The line between breakthrough and distraction is thin in small-cap resources. Investors will want to see whether the hydrogen work brings external capital, technical partners or pilot-scale progress, rather than simply remaining a science-heavy side story.

The Next Test Is Focus

Australian Mines now has a cleaner narrative than it did a year ago, but it is not yet a simple one.

The stronger case is that Flemington gives the company a serious scandium development pathway, the placement brings institutional validation, Boa Vista adds gold upside, and MH-May24 gives AUZ a differentiated energy-storage angle.

The harder case is that all three stories need capital, management time and technical proof.
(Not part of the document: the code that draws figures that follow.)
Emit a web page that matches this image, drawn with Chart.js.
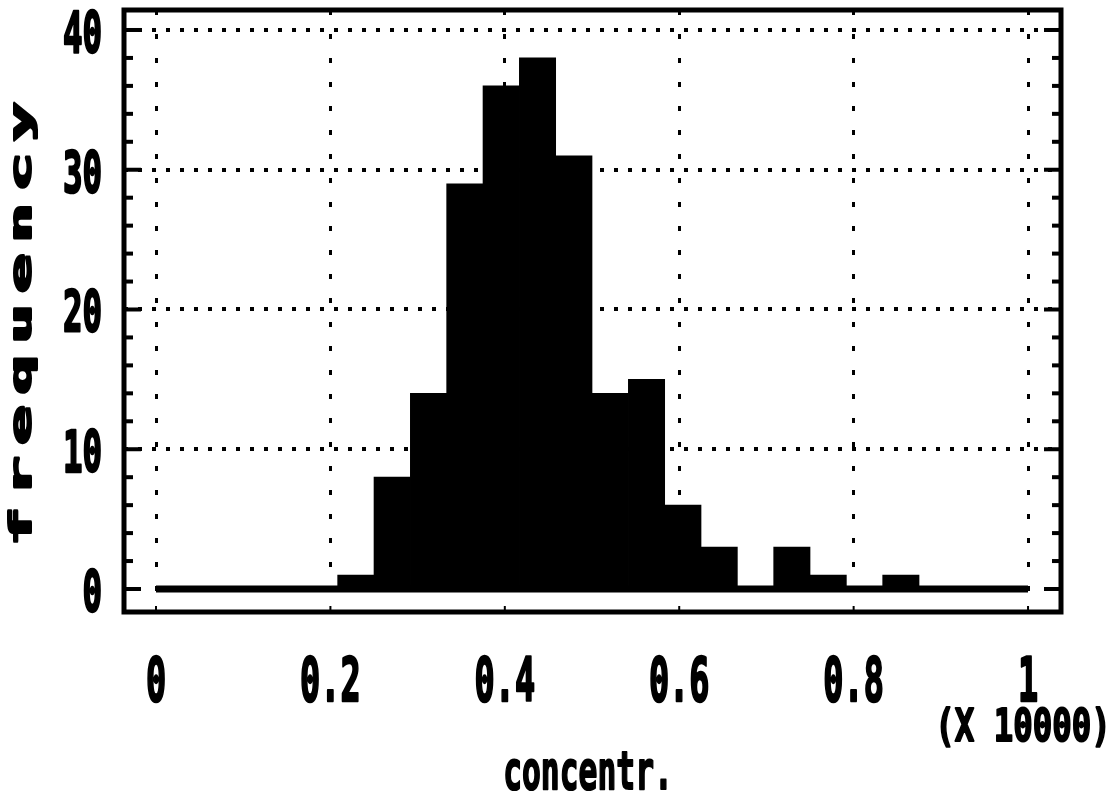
<!DOCTYPE html>
<html>
<head>
<meta charset="utf-8">
<script src="https://cdn.jsdelivr.net/npm/chart.js@4.4.1/dist/chart.umd.min.js"></script>
<style>
html,body{margin:0;padding:0;background:#fff}
#wrap{width:1120px;height:791px;position:relative}
</style>
</head>
<body>
<div id="wrap"><canvas id="chart"></canvas></div>
<script>
// ─── Data (histogram, 24 classes over 0..1 x 10000) ───
const binStart = 0, binWidth = 1/24;
const counts = [0,0,0,0,0,1,8,14,29,36,38,31,14,15,6,3,0,3,1,0,1,0,0,0];
const xTicks = [0,0.2,0.4,0.6,0.8,1];
const xTickLabels = ['0','0.2','0.4','0.6','0.8','1'];
const yTicks = [0,10,20,30,40];
const yTickLabels = ['0','10','20','30','40'];
const xTitle = 'concentr.', yTitle = 'frequency', xMult = '(X 10000)';

const FONT = "'DejaVu Sans Mono', monospace";

// draw text squeezed/stretched horizontally (old plotter look)
function squeezed(ctx, txt, x, base, size, sx, align, heavy){
    ctx.save();
    ctx.font = `bold ${size}px ${FONT}`;
    ctx.textAlign = 'left';
    ctx.textBaseline = 'alphabetic';
    const w = ctx.measureText(txt).width * sx;
    const left = align==='center' ? x - w/2 : align==='right' ? x - w : x;
    ctx.translate(left, base);
    ctx.scale(sx, 1);
    ctx.fillText(txt, 0, 0);
    ctx.lineWidth = heavy;
    ctx.lineJoin = 'round';
    ctx.strokeText(txt, 0, 0);
    ctx.restore();
}

// ─── Frame, side ticks and labels ───
const decor = {
    id:'decor',
    afterDraw(chart){
        const {ctx, chartArea:a, scales:{x, y}} = chart;
        ctx.save();
        ctx.fillStyle = '#000';
        ctx.strokeStyle = '#000';
        ctx.lineWidth = 5;
        ctx.strokeRect(a.left, a.top, a.right - a.left, a.bottom - a.top);

        for (let v = yTicks[0]; v <= yTicks[yTicks.length-1]; v += 2){
            const py = y.getPixelForValue(v);
            const len = v % 10 === 0 ? 17 : 9;
            ctx.fillRect(a.left, py - 2, len, 4);
            ctx.fillRect(a.right - len, py - 2, len, 4);
        }
        xTicks.forEach(v => {
            const px = x.getPixelForValue(v);
            ctx.fillRect(px - 1, a.bottom - 6, 2, 6);
        });

        yTicks.forEach((v, i) => {
            squeezed(ctx, yTickLabels[i], a.left - 22, y.getPixelForValue(v) + 23, 57, 0.57, 'right', 2.5);
        });
        xTicks.forEach((v, i) => {
            squeezed(ctx, xTickLabels[i], x.getPixelForValue(v), 701, 61, 0.55, 'center', 2.5);
        });
        squeezed(ctx, xMult, 1023, 741, 45, 0.72, 'center', 2);
        squeezed(ctx, xTitle, 588, 789, 54, 0.58, 'center', 2);

        // y title: rotated, wide letters, widely spaced
        ctx.translate(31, 324);
        ctx.rotate(-Math.PI/2);
        ctx.font = `bold 30px ${FONT}`;
        ctx.textAlign = 'center';
        ctx.textBaseline = 'alphabetic';
        ctx.lineWidth = 2;
        ctx.lineJoin = 'round';
        const step = 50.6, n = yTitle.length;
        for (let i = 0; i < n; i++){
            ctx.save();
            ctx.translate((i - (n-1)/2) * step, 0);
            ctx.scale(2.2, 1);
            ctx.fillText(yTitle[i], 0, 0);
            ctx.strokeText(yTitle[i], 0, 0);
            ctx.restore();
        }
        ctx.restore();
    }
};

const ctx = document.getElementById('chart').getContext('2d');
new Chart(ctx, {
    type:'bar',
    data:{datasets:[
        {type:'line', data:[{x:xTicks[0], y:0}, {x:xTicks[xTicks.length-1], y:0}],
            borderColor:'#000', borderWidth:7, pointRadius:0, order:0},
        {data:counts.map((c, i) => ({x:binStart + (i + 0.5) * binWidth, y:c})),
            backgroundColor:'#000', borderWidth:0, barPercentage:1, categoryPercentage:1, order:1}
    ]},
    options:{
        responsive:true, maintainAspectRatio:false, animation:false,
        layout:{padding:{left:124, top:10, right:59, bottom:179}},
        plugins:{legend:{display:false}, tooltip:{enabled:false}},
        scales:{
            x:{type:'linear', min:-0.0367, max:1.0378, offset:false,
                afterBuildTicks:s => { s.ticks = xTicks.map(v => ({value:v})); },
                ticks:{display:false},
                grid:{color:'#000', lineWidth:3, drawTicks:false, offset:false},
                border:{display:false, dash:[5,19]}},
            y:{type:'linear', min:-1.646, max:41.43,
                afterBuildTicks:s => { s.ticks = yTicks.map(v => ({value:v})); },
                ticks:{display:false},
                grid:{color:c => (c.tick && c.tick.value === 0) ? 'rgba(0,0,0,0)' : '#000', lineWidth:4, drawTicks:false},
                border:{display:false, dash:[4,10]}}
        }
    },
    plugins:[decor]
});
</script>
</body>
</html>
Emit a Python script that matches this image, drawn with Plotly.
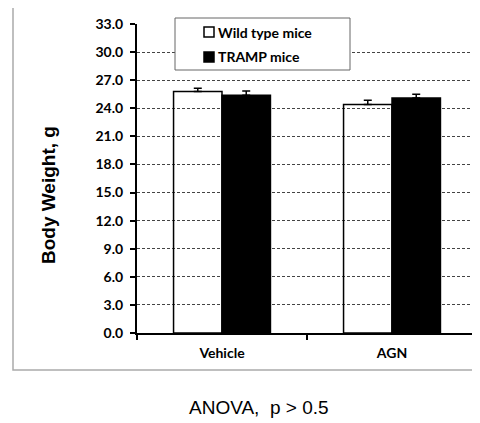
import plotly.graph_objects as go

categories = ["Vehicle", "AGN"]
wild_type = [25.8, 24.4]
wild_type_err = [0.35, 0.45]
tramp = [25.4, 25.1]
tramp_err = [0.45, 0.4]
y_ticks = [0, 3, 6, 9, 12, 15, 18, 21, 24, 27, 30, 33]

OFF = 8  # body margin of the html page
W, H = 480 - OFF, 423 - OFF
L, R, T, B = 137 - OFF, 3, 24 - OFF, 90
pw, ph = W - L - R, H - T - B

def px(x):
    return (x - OFF - L) / pw

def py(y):
    return (H - B - (y - OFF)) / ph

fig = go.Figure()
fig.add_trace(go.Bar(
    x=categories, y=wild_type, name="Wild type mice",
    marker=dict(color="rgba(0,0,0,0)", line=dict(color="black", width=1.5)),
    error_y=dict(type="data", array=wild_type_err, arrayminus=[0, 0], symmetric=False,
                 color="black", thickness=1.5, width=4),
    showlegend=False,
))
fig.add_trace(go.Bar(
    x=categories, y=tramp, name="TRAMP mice",
    marker=dict(color="black", line=dict(color="black", width=1.5)),
    error_y=dict(type="data", array=tramp_err, arrayminus=[0, 0], symmetric=False,
                 color="black", thickness=1.5, width=4),
    showlegend=False,
))

font_bold = "Lato"

fig.update_layout(
    width=W, height=H,
    margin=dict(l=L, r=R, t=T, b=B),
    paper_bgcolor="white", plot_bgcolor="white",
    barmode="group", bargap=0.43, bargroupgap=0,
    xaxis=dict(
        showline=True, linecolor="black", linewidth=2,
        ticks="outside", tickson="boundaries", ticklen=5, tickwidth=1.5, tickcolor="black",
        tickfont=dict(family=font_bold, size=14, color="black", weight="bold"),
        ticklabelstandoff=6,
        showgrid=False, fixedrange=True,
    ),
    yaxis=dict(
        range=[0, 33], tickvals=y_ticks, tickformat=".1f",
        showline=True, linecolor="black", linewidth=2,
        ticks="outside", ticklen=5, tickwidth=1.5, tickcolor="black",
        tickfont=dict(family=font_bold, size=14, color="black", weight="bold"),
        ticklabelstandoff=4,
        showgrid=True, gridcolor="#444", gridwidth=1, griddash="3px,2px",
        zeroline=False,
    ),
    font=dict(family="Liberation Sans", color="black"),
)

shapes = [
    # outer frame
    dict(type="rect", xref="paper", yref="paper", x0=px(13), x1=px(479), y0=py(370), y1=py(7),
         line=dict(color="#aaaaaa", width=1.5), fillcolor="rgba(0,0,0,0)", layer="below"),
    # legend box
    dict(type="rect", xref="paper", yref="paper", x0=px(175), x1=px(350), y0=py(70), y1=py(18),
         line=dict(color="#666666", width=1), fillcolor="white", layer="above"),
    # legend symbols
    dict(type="rect", xref="paper", yref="paper", x0=px(204), x1=px(214), y0=py(37), y1=py(27),
         line=dict(color="black", width=1.5), fillcolor="white", layer="above"),
    dict(type="rect", xref="paper", yref="paper", x0=px(204), x1=px(214), y0=py(62), y1=py(52),
         line=dict(color="black", width=1.5), fillcolor="black", layer="above"),
]
fig.update_layout(shapes=shapes)

fig.add_annotation(x=px(216), y=py(32), xref="paper", yref="paper", text="<b>Wild type mice</b>",
                   showarrow=False, xanchor="left", yanchor="middle",
                   font=dict(family=font_bold, size=14, color="black"))
fig.add_annotation(x=px(216), y=py(57), xref="paper", yref="paper", text="<b>TRAMP mice</b>",
                   showarrow=False, xanchor="left", yanchor="middle",
                   font=dict(family=font_bold, size=14, color="black"))
fig.add_annotation(x=px(48), y=py(195), xref="paper", yref="paper", text="<b>Body Weight, g</b>",
                   showarrow=False, textangle=-90, xanchor="center", yanchor="middle",
                   font=dict(family="Liberation Sans", size=19, color="black"))
fig.add_annotation(x=px(259), y=py(407), xref="paper", yref="paper", text="ANOVA,  p > 0.5",
                   showarrow=False, xanchor="center", yanchor="middle",
                   font=dict(family="Liberation Sans", size=19, color="black"))

fig.write_html("out.html")
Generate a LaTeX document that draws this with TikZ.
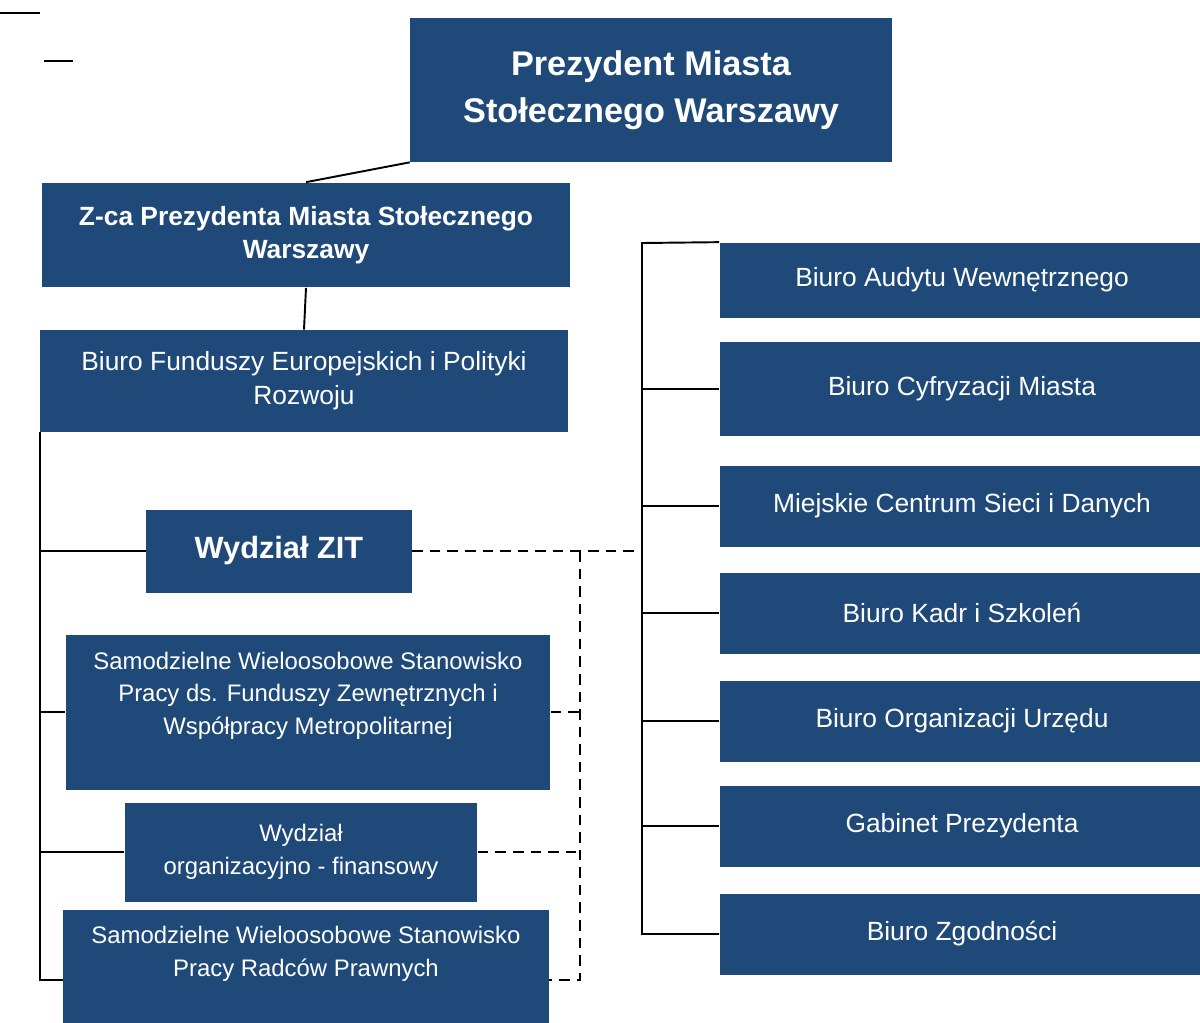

Flemington still has to pass the PFS stage. Boa Vista still needs resource definition. Hydrogen storage still has to move from performance parameters toward a fundable development pathway.

For now, Flemington is the centre of gravity. The next PFS updates will matter more than another broad list of project activity. If Australian Mines can turn Flemington from a strong scoping-study story into a better-defined development case, AUZ becomes easier to understand.

That may be the real milestone. Not more stories. A clearer one.